▶ **AIM**
Will you write out the data exactly, excluding every picture?

▶ **DATA FOR THE TASK**
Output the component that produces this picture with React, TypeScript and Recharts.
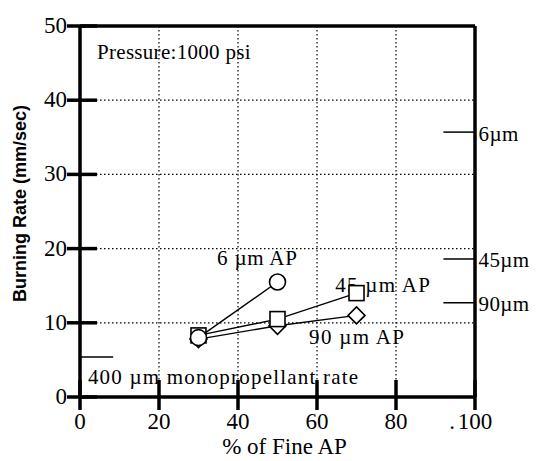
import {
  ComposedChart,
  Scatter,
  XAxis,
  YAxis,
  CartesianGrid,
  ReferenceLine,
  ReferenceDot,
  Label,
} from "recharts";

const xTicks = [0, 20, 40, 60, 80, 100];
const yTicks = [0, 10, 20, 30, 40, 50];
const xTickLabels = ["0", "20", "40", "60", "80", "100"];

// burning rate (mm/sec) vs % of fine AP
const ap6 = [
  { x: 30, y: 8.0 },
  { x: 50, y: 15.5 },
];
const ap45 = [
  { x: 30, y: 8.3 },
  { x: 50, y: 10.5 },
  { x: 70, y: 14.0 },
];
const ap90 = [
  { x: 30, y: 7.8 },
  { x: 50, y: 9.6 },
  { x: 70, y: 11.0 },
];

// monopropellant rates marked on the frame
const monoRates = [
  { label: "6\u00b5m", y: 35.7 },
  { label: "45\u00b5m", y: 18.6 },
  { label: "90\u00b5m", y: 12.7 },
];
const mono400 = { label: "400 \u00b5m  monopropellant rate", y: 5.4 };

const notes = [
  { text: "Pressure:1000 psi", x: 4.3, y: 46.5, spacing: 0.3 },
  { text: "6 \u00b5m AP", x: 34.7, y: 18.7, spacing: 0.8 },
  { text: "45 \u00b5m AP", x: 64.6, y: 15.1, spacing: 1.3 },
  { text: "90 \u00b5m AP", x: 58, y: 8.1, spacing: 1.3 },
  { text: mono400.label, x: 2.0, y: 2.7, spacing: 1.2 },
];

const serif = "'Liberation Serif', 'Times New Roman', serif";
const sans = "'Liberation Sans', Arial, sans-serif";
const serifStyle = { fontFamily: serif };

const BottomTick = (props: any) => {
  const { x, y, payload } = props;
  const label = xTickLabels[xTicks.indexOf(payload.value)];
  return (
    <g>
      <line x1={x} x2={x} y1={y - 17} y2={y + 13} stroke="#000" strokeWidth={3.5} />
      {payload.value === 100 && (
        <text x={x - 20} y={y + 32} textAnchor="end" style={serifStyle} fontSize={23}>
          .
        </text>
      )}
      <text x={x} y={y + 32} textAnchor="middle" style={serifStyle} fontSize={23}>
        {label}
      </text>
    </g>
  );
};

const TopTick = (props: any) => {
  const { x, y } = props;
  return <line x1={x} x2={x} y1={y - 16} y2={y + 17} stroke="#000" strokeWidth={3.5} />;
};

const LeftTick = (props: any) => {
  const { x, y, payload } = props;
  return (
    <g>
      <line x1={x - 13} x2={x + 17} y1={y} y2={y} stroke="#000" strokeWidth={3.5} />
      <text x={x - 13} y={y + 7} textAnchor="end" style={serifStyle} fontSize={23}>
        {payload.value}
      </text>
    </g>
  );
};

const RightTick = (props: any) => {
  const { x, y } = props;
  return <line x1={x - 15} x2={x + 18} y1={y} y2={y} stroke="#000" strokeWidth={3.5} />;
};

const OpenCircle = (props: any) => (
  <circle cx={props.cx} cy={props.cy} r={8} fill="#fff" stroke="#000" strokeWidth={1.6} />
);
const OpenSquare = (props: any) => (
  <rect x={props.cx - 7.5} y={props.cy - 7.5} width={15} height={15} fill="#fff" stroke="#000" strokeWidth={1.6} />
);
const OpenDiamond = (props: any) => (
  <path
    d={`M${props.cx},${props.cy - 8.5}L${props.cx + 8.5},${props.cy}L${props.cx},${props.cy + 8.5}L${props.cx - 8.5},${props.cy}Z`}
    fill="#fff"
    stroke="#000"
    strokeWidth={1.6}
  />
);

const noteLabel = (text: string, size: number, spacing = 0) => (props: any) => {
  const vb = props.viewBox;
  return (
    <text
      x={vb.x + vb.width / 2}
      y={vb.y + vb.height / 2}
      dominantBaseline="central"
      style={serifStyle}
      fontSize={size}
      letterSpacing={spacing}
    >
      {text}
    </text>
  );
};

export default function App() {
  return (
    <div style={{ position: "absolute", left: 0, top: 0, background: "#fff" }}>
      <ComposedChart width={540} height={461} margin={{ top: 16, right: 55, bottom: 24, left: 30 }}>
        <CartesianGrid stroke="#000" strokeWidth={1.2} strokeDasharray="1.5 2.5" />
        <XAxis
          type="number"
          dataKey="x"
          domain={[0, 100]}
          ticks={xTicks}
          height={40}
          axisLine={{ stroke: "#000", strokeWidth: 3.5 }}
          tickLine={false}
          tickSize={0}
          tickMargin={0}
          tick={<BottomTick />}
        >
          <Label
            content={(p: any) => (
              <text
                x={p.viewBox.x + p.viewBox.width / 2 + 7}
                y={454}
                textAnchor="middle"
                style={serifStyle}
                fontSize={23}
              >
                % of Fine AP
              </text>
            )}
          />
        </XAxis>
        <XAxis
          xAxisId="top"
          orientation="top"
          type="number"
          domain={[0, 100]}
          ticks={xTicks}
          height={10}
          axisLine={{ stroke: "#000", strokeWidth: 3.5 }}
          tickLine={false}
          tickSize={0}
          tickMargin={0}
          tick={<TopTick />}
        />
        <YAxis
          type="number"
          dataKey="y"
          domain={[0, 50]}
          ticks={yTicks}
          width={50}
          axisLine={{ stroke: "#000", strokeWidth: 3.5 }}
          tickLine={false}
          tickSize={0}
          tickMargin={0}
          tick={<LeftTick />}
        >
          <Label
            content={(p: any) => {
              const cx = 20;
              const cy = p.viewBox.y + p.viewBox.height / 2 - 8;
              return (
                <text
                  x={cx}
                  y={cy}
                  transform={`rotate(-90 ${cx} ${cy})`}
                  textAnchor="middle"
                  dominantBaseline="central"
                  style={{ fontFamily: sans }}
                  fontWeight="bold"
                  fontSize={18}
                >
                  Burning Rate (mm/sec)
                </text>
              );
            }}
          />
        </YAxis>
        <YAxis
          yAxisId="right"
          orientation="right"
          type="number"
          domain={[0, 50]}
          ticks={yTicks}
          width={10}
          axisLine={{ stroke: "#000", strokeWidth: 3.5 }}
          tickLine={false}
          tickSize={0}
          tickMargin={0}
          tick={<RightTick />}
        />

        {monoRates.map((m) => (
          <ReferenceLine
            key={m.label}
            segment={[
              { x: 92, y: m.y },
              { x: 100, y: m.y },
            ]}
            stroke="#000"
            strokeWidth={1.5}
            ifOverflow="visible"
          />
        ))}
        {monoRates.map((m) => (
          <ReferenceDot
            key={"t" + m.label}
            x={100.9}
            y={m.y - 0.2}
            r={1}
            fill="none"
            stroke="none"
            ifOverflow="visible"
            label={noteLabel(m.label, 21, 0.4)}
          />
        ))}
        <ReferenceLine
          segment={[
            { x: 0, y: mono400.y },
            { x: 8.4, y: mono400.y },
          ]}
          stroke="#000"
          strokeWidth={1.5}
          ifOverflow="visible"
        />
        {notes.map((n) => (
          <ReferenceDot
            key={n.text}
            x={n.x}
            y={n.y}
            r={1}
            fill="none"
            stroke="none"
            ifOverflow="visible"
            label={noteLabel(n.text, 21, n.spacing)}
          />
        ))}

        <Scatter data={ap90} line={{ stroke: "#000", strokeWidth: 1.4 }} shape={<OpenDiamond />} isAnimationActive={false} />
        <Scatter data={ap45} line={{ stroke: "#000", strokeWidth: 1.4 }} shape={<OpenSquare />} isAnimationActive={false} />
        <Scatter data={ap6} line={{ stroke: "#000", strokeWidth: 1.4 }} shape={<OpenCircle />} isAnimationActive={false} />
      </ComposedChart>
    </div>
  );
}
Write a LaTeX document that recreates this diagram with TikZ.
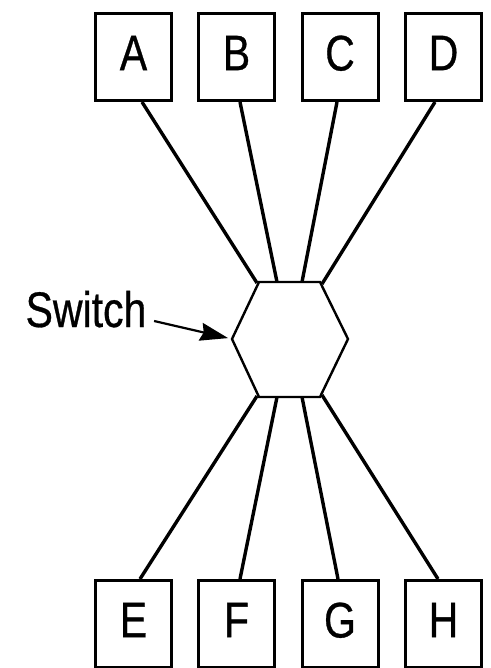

▶ **ANSWER TO THE TASK**
Output the component that produces this picture with React, TypeScript and Recharts.
import {
  ComposedChart,
  Scatter,
  XAxis,
  YAxis,
  CartesianGrid,
  ReferenceLine,
  ReferenceDot,
  Label,
} from "recharts";

const xTicks = [0, 20, 40, 60, 80, 100];
const yTicks = [0, 10, 20, 30, 40, 50];
const xTickLabels = ["0", "20", "40", "60", "80", "100"];

// burning rate (mm/sec) vs % of fine AP
const ap6 = [
  { x: 30, y: 8.0 },
  { x: 50, y: 15.5 },
];
const ap45 = [
  { x: 30, y: 8.3 },
  { x: 50, y: 10.5 },
  { x: 70, y: 14.0 },
];
const ap90 = [
  { x: 30, y: 7.8 },
  { x: 50, y: 9.6 },
  { x: 70, y: 11.0 },
];

// monopropellant rates marked on the frame
const monoRates = [
  { label: "6\u00b5m", y: 35.7 },
  { label: "45\u00b5m", y: 18.6 },
  { label: "90\u00b5m", y: 12.7 },
];
const mono400 = { label: "400 \u00b5m  monopropellant rate", y: 5.4 };

const notes = [
  { text: "Pressure:1000 psi", x: 4.3, y: 46.5, spacing: 0.3 },
  { text: "6 \u00b5m AP", x: 34.7, y: 18.7, spacing: 0.8 },
  { text: "45 \u00b5m AP", x: 64.6, y: 15.1, spacing: 1.3 },
  { text: "90 \u00b5m AP", x: 58, y: 8.1, spacing: 1.3 },
  { text: mono400.label, x: 2.0, y: 2.7, spacing: 1.2 },
];

const serif = "'Liberation Serif', 'Times New Roman', serif";
const sans = "'Liberation Sans', Arial, sans-serif";
const serifStyle = { fontFamily: serif };

const BottomTick = (props: any) => {
  const { x, y, payload } = props;
  const label = xTickLabels[xTicks.indexOf(payload.value)];
  return (
    <g>
      <line x1={x} x2={x} y1={y - 17} y2={y + 13} stroke="#000" strokeWidth={3.5} />
      {payload.value === 100 && (
        <text x={x - 20} y={y + 32} textAnchor="end" style={serifStyle} fontSize={23}>
          .
        </text>
      )}
      <text x={x} y={y + 32} textAnchor="middle" style={serifStyle} fontSize={23}>
        {label}
      </text>
    </g>
  );
};

const TopTick = (props: any) => {
  const { x, y } = props;
  return <line x1={x} x2={x} y1={y - 16} y2={y + 17} stroke="#000" strokeWidth={3.5} />;
};

const LeftTick = (props: any) => {
  const { x, y, payload } = props;
  return (
    <g>
      <line x1={x - 13} x2={x + 17} y1={y} y2={y} stroke="#000" strokeWidth={3.5} />
      <text x={x - 13} y={y + 7} textAnchor="end" style={serifStyle} fontSize={23}>
        {payload.value}
      </text>
    </g>
  );
};

const RightTick = (props: any) => {
  const { x, y } = props;
  return <line x1={x - 15} x2={x + 18} y1={y} y2={y} stroke="#000" strokeWidth={3.5} />;
};

const OpenCircle = (props: any) => (
  <circle cx={props.cx} cy={props.cy} r={8} fill="#fff" stroke="#000" strokeWidth={1.6} />
);
const OpenSquare = (props: any) => (
  <rect x={props.cx - 7.5} y={props.cy - 7.5} width={15} height={15} fill="#fff" stroke="#000" strokeWidth={1.6} />
);
const OpenDiamond = (props: any) => (
  <path
    d={`M${props.cx},${props.cy - 8.5}L${props.cx + 8.5},${props.cy}L${props.cx},${props.cy + 8.5}L${props.cx - 8.5},${props.cy}Z`}
    fill="#fff"
    stroke="#000"
    strokeWidth={1.6}
  />
);

const noteLabel = (text: string, size: number, spacing = 0) => (props: any) => {
  const vb = props.viewBox;
  return (
    <text
      x={vb.x + vb.width / 2}
      y={vb.y + vb.height / 2}
      dominantBaseline="central"
      style={serifStyle}
      fontSize={size}
      letterSpacing={spacing}
    >
      {text}
    </text>
  );
};

export default function App() {
  return (
    <div style={{ position: "absolute", left: 0, top: 0, background: "#fff" }}>
      <ComposedChart width={540} height={461} margin={{ top: 16, right: 55, bottom: 24, left: 30 }}>
        <CartesianGrid stroke="#000" strokeWidth={1.2} strokeDasharray="1.5 2.5" />
        <XAxis
          type="number"
          dataKey="x"
          domain={[0, 100]}
          ticks={xTicks}
          height={40}
          axisLine={{ stroke: "#000", strokeWidth: 3.5 }}
          tickLine={false}
          tickSize={0}
          tickMargin={0}
          tick={<BottomTick />}
        >
          <Label
            content={(p: any) => (
              <text
                x={p.viewBox.x + p.viewBox.width / 2 + 7}
                y={454}
                textAnchor="middle"
                style={serifStyle}
                fontSize={23}
              >
                % of Fine AP
              </text>
            )}
          />
        </XAxis>
        <XAxis
          xAxisId="top"
          orientation="top"
          type="number"
          domain={[0, 100]}
          ticks={xTicks}
          height={10}
          axisLine={{ stroke: "#000", strokeWidth: 3.5 }}
          tickLine={false}
          tickSize={0}
          tickMargin={0}
          tick={<TopTick />}
        />
        <YAxis
          type="number"
          dataKey="y"
          domain={[0, 50]}
          ticks={yTicks}
          width={50}
          axisLine={{ stroke: "#000", strokeWidth: 3.5 }}
          tickLine={false}
          tickSize={0}
          tickMargin={0}
          tick={<LeftTick />}
        >
          <Label
            content={(p: any) => {
              const cx = 20;
              const cy = p.viewBox.y + p.viewBox.height / 2 - 8;
              return (
                <text
                  x={cx}
                  y={cy}
                  transform={`rotate(-90 ${cx} ${cy})`}
                  textAnchor="middle"
                  dominantBaseline="central"
                  style={{ fontFamily: sans }}
                  fontWeight="bold"
                  fontSize={18}
                >
                  Burning Rate (mm/sec)
                </text>
              );
            }}
          />
        </YAxis>
        <YAxis
          yAxisId="right"
          orientation="right"
          type="number"
          domain={[0, 50]}
          ticks={yTicks}
          width={10}
          axisLine={{ stroke: "#000", strokeWidth: 3.5 }}
          tickLine={false}
          tickSize={0}
          tickMargin={0}
          tick={<RightTick />}
        />

        {monoRates.map((m) => (
          <ReferenceLine
            key={m.label}
            segment={[
              { x: 92, y: m.y },
              { x: 100, y: m.y },
            ]}
            stroke="#000"
            strokeWidth={1.5}
            ifOverflow="visible"
          />
        ))}
        {monoRates.map((m) => (
          <ReferenceDot
            key={"t" + m.label}
            x={100.9}
            y={m.y - 0.2}
            r={1}
            fill="none"
            stroke="none"
            ifOverflow="visible"
            label={noteLabel(m.label, 21, 0.4)}
          />
        ))}
        <ReferenceLine
          segment={[
            { x: 0, y: mono400.y },
            { x: 8.4, y: mono400.y },
          ]}
          stroke="#000"
          strokeWidth={1.5}
          ifOverflow="visible"
        />
        {notes.map((n) => (
          <ReferenceDot
            key={n.text}
            x={n.x}
            y={n.y}
            r={1}
            fill="none"
            stroke="none"
            ifOverflow="visible"
            label={noteLabel(n.text, 21, n.spacing)}
          />
        ))}

        <Scatter data={ap90} line={{ stroke: "#000", strokeWidth: 1.4 }} shape={<OpenDiamond />} isAnimationActive={false} />
        <Scatter data={ap45} line={{ stroke: "#000", strokeWidth: 1.4 }} shape={<OpenSquare />} isAnimationActive={false} />
        <Scatter data={ap6} line={{ stroke: "#000", strokeWidth: 1.4 }} shape={<OpenCircle />} isAnimationActive={false} />
      </ComposedChart>
    </div>
  );
}
Write a LaTeX document that recreates this diagram with TikZ.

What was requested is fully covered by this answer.